[Task goal]: Repeat everything from the first line of the listing below through the line that contains "180, 190, 200]", exactly. Leave out pictures.
++++++
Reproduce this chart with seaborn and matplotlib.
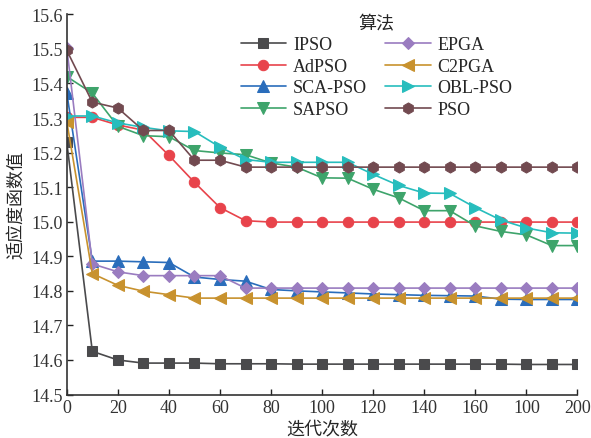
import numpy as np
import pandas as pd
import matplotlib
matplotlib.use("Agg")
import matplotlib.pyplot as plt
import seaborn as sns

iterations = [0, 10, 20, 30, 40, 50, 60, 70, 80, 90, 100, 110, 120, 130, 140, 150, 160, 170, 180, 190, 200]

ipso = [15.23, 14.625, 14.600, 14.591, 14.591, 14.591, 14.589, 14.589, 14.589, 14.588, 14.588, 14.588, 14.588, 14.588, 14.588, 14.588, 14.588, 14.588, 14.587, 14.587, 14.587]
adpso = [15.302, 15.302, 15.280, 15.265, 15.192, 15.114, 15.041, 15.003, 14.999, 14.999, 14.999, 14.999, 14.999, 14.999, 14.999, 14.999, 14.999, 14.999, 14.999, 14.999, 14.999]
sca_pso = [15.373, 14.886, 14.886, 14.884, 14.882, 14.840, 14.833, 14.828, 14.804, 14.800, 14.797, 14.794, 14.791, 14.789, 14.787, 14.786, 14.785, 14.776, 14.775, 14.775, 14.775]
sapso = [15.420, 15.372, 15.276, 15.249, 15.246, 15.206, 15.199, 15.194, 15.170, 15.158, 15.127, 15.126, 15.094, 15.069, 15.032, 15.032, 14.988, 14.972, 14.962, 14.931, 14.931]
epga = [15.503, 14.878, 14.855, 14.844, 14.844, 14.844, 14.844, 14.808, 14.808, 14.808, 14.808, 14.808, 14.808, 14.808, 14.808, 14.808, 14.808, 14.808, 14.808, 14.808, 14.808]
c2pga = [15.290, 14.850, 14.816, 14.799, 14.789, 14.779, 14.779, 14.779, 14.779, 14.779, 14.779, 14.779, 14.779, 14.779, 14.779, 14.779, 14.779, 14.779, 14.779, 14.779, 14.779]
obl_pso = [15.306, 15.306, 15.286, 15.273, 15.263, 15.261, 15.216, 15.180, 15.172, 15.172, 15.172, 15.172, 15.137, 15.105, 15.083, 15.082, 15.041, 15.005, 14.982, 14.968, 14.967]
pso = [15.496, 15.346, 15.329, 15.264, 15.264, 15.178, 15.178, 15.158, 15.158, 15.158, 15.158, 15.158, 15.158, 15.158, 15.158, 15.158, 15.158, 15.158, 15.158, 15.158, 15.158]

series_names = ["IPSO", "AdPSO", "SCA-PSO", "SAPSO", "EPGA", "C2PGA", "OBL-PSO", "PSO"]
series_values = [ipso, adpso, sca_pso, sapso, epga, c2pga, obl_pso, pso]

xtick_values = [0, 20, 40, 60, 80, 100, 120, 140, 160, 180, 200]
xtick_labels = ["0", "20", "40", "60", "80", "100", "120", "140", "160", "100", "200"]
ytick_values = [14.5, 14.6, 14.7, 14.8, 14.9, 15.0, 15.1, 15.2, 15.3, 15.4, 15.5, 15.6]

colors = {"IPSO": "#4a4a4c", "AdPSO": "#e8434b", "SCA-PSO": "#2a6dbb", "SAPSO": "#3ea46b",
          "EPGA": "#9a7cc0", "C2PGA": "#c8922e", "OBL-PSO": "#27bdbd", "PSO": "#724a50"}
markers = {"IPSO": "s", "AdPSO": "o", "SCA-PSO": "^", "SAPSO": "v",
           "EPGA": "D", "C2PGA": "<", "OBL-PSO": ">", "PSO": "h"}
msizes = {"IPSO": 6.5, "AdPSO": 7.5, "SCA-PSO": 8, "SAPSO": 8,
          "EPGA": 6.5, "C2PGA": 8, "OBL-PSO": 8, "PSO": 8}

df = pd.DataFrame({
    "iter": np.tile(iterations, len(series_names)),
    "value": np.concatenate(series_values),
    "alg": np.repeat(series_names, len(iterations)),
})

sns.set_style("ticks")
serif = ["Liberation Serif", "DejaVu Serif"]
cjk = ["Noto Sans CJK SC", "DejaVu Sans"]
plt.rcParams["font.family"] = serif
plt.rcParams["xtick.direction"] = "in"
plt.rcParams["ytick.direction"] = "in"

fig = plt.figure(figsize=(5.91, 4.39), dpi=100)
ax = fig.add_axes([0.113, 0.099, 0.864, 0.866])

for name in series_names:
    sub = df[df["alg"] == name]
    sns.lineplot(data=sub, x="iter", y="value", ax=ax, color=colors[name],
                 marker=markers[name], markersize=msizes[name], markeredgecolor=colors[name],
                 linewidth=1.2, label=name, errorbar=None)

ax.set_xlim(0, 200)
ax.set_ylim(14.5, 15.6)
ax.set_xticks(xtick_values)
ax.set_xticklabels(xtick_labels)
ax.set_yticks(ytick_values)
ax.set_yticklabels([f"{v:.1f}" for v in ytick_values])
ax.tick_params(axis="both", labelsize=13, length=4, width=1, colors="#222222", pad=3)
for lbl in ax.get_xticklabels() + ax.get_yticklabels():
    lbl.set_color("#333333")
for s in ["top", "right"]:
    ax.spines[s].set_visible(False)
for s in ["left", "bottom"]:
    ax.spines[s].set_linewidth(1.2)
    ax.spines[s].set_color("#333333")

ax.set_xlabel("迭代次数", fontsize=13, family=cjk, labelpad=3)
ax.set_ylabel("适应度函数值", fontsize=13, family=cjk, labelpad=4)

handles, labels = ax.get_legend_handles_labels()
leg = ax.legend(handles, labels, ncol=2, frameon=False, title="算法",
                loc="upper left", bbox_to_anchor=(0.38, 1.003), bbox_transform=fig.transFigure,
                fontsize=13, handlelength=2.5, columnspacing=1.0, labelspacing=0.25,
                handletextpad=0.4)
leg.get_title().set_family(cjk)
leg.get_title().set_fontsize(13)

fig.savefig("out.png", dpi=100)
++++++
[Reply to the task]:
Reproduce this chart with seaborn and matplotlib.
import numpy as np
import pandas as pd
import matplotlib
matplotlib.use("Agg")
import matplotlib.pyplot as plt
import seaborn as sns

iterations = [0, 10, 20, 30, 40, 50, 60, 70, 80, 90, 100, 110, 120, 130, 140, 150, 160, 170, 180, 190, 200]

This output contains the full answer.